I don't say all this just to see my own words in print. I don't say it because people want to hear what I have to say. But clearly they/you desperately need to hear it. "Hate the sin, not the sinner," my ass. That's pretzel logic. Because what you deem to be sin is only sinful in your eyes. What you think is sin cannot even be agreed upon by your fellow Christians, much less taken as a universal truth. Thus, your idea of sin is relative! 





The Christian Bible is the most hypocritical religious tome ever penned, yet somehow scholars and leaders for the last 1500 years have managed to use it to their ends unfailingly and unflinchingly, and even worse, a U.S. politician cannot even hope to get elected without professing affiliation and allegiance to Christianity. And all any of it has brought us is ruin. Were it not for religious fear of the unknown, science and technology would be far more advanced than it currently is; re: Coepernicus, Galileo, Darwin, Newton, et. al., all of whom were persecuted for thinking outside the box, as it were. 

Again, I did not choose to think the way I think. Logic and rationale made me what I am. It is a miserable acceptance of being, who I am today. I am not a happy person, likely because I cannot un-know the things I now know . . . among other things. It would be far more pleasant to accept the hypothesis that some divine, all-knowing, omnipotent being existed who could evaporate all my problems with a nod and a smile. I wanted more than anyone I know to be a good Christian, to praise God and be accepted among my brethren. Instead, what happened is when I got turned inward, which is where religious thought invariably leads a thinking person, I realized that the things that were being preached to me were inherently wrong. I could not accept the idea that I was a member of some special club and that everyone with whom I identified and called friend who didn't happen to be in that same club were condemned to eternal suffering. That's what really killed it for me. Eternal. Not just a year or two. Forever. For all time. For the really dumb reason that they were not raised the same way as I was. As my best friend, Anleigh, would happily interject here, "That's sick."

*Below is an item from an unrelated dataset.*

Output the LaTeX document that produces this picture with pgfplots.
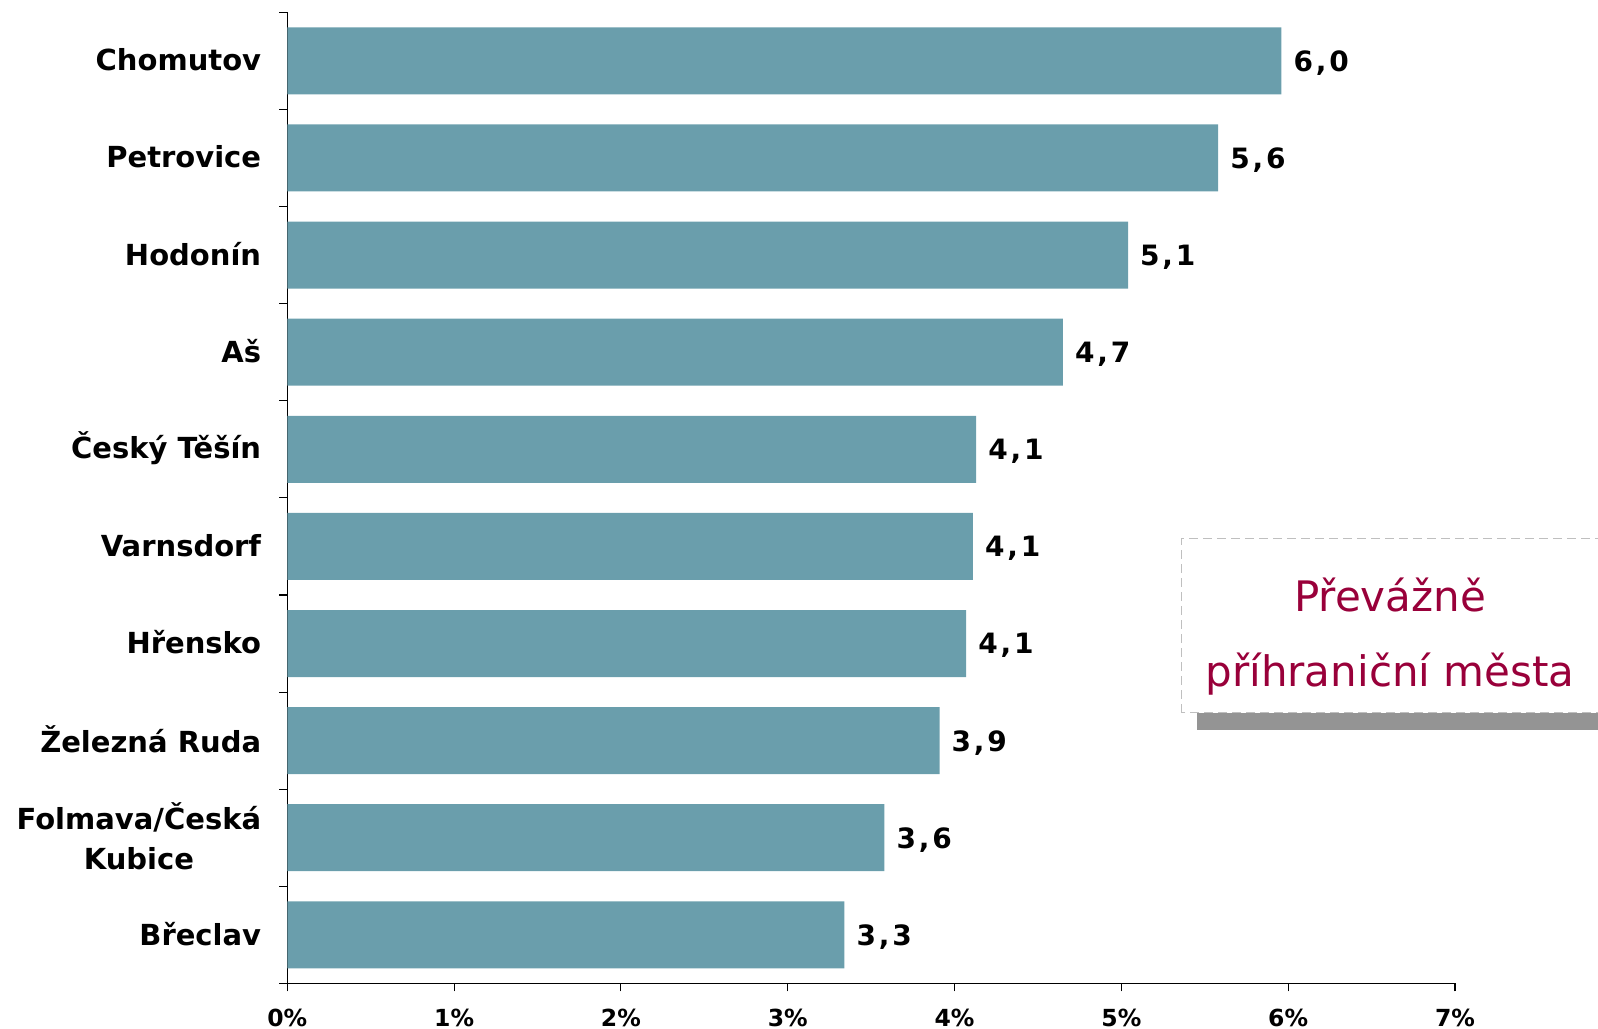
\documentclass[border=0pt]{standalone}
\usepackage{fontspec}
\setmainfont{DejaVu Sans}
\newfontfamily\valfont{DejaVu Sans}[LetterSpace=10]
\usepackage{pgfplots}
\usepackage{pgfplotstable}
\pgfplotsset{compat=1.18}
\definecolor{barc}{HTML}{6A9EAC}
\definecolor{boxred}{HTML}{99003A}
\pgfplotstableread{
y x lab
9 5.96 {6,0}
8 5.58 {5,6}
7 5.04 {5,1}
6 4.65 {4,7}
5 4.13 {4,1}
4 4.11 {4,1}
3 4.07 {4,1}
2 3.91 {3,9}
1 3.58 {3,6}
0 3.34 {3,3}
}\data
\begin{document}
\begin{tikzpicture}
\useasboundingbox (-287.3bp,-45.6bp) rectangle +(1598bp,1029bp);
\begin{axis}[
  scale only axis,
  width=1167.7bp, height=971.1bp,
  xbar, bar width=0.69, bar shift=0pt,
  xmin=0, xmax=7, ymin=-0.5, ymax=9.5,
  axis lines*=left, axis line style={-, black, line width=1.3bp},
  tick align=outside, major tick length=8bp,
  tick style={black, line width=1.1bp},
  xtick={0,...,7},
  xticklabels={0\%,1\%,2\%,3\%,4\%,5\%,6\%,7\%},
  xticklabel style={font=\bfseries\fontsize{23.5bp}{26bp}\selectfont, anchor=base, inner sep=0pt, yshift=-35bp},
  ytick={-0.5,0.5,...,9.5}, yticklabels={},
  extra y ticks={0,...,9},
  extra y tick labels={Břeclav,{Folmava/Česká\\Kubice},Železná Ruda,Hřensko,Varnsdorf,Český Těšín,Aš,Hodonín,Petrovice,Chomutov},
  extra y tick style={major tick length=0pt, yticklabel style={font=\bfseries\fontsize{29bp}{40bp}\selectfont, align=center, anchor=east, inner sep=0pt, xshift=-26bp, yshift=1bp}},
  point meta=explicit symbolic,
  nodes near coords,
  nodes near coords style={anchor=west, inner sep=0pt, xshift=12bp, yshift=-2bp, font=\valfont\bfseries\fontsize{28bp}{30bp}\selectfont, black},
  clip=false,
]
\addplot[fill=barc, draw=none] table[x=x, y=y, meta=lab] {\data};
\end{axis}
\begin{scope}[shift={(-287.3bp,-45.6bp)}, x=1bp, y=1bp]
\fill[black!42] (1196.7,299) rectangle (1640,316.3);
\draw[dash pattern=on 9bp off 5bp, color=black!25, line width=1.5bp, fill=white] (1181.7,316.3) rectangle (1660,490.7);
\node[anchor=base, text=boxred, font=\fontsize{42bp}{48bp}\selectfont, inner sep=0pt] at (1390,417.3) {Převážně};
\node[anchor=base, text=boxred, font=\fontsize{42bp}{48bp}\selectfont, inner sep=0pt] at (1390,342.3) {příhraniční města};
\end{scope}
\end{tikzpicture}
\end{document}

And so it is . . . sick, that is. It is effectively saying that a man raised in an African tribe his whole life, never having known the religion of the White Man, believing in his native gods and traditions as anyone would who is raised in a particular religious culture, is doomed to suffer an eternity in hell-fire. What kind of sick, twisted, psychotic god would inflict that kind of punishment on one of his creations? This same man who has done nothing but work hard and provide for his family, who's done exactly as he was expected to do by his community . . . he's screwed because he doesn't belong to the same club as me? That's some sick shit. 

And that same, sick belief is encased in a religious tome which says expressly that. I cannot get behind that kind of belief structure. I understand those who do so out of fear. I understand those who do so because they were raised that way. But I will never understand someone who comes to that kind of belief clear-eyed and cognizant of all the consequences.

1 comment:

  1. Update: I said previously that I was not a happy person. That isn't precise. I am happy. But it makes me decidedly unhappy when I think that the majority of people I know and call friend blithely follow a faith which I know in my heart to be inherently flawed, if not downright evil. I welcome comment and dissent, by the way. I will not put you down, call you names or try to make you feel foolish. But I also will not back down. I fight faith and foolishness with logic and reason...and I always win. Because reason governs my thoughts and communication. And neither will I allow you to turn this blog into your cornerstone. Say your peace, debate - politely - and we'll all get along. Or don't, and I'll simply delete your words, and you, from the discussion altogether.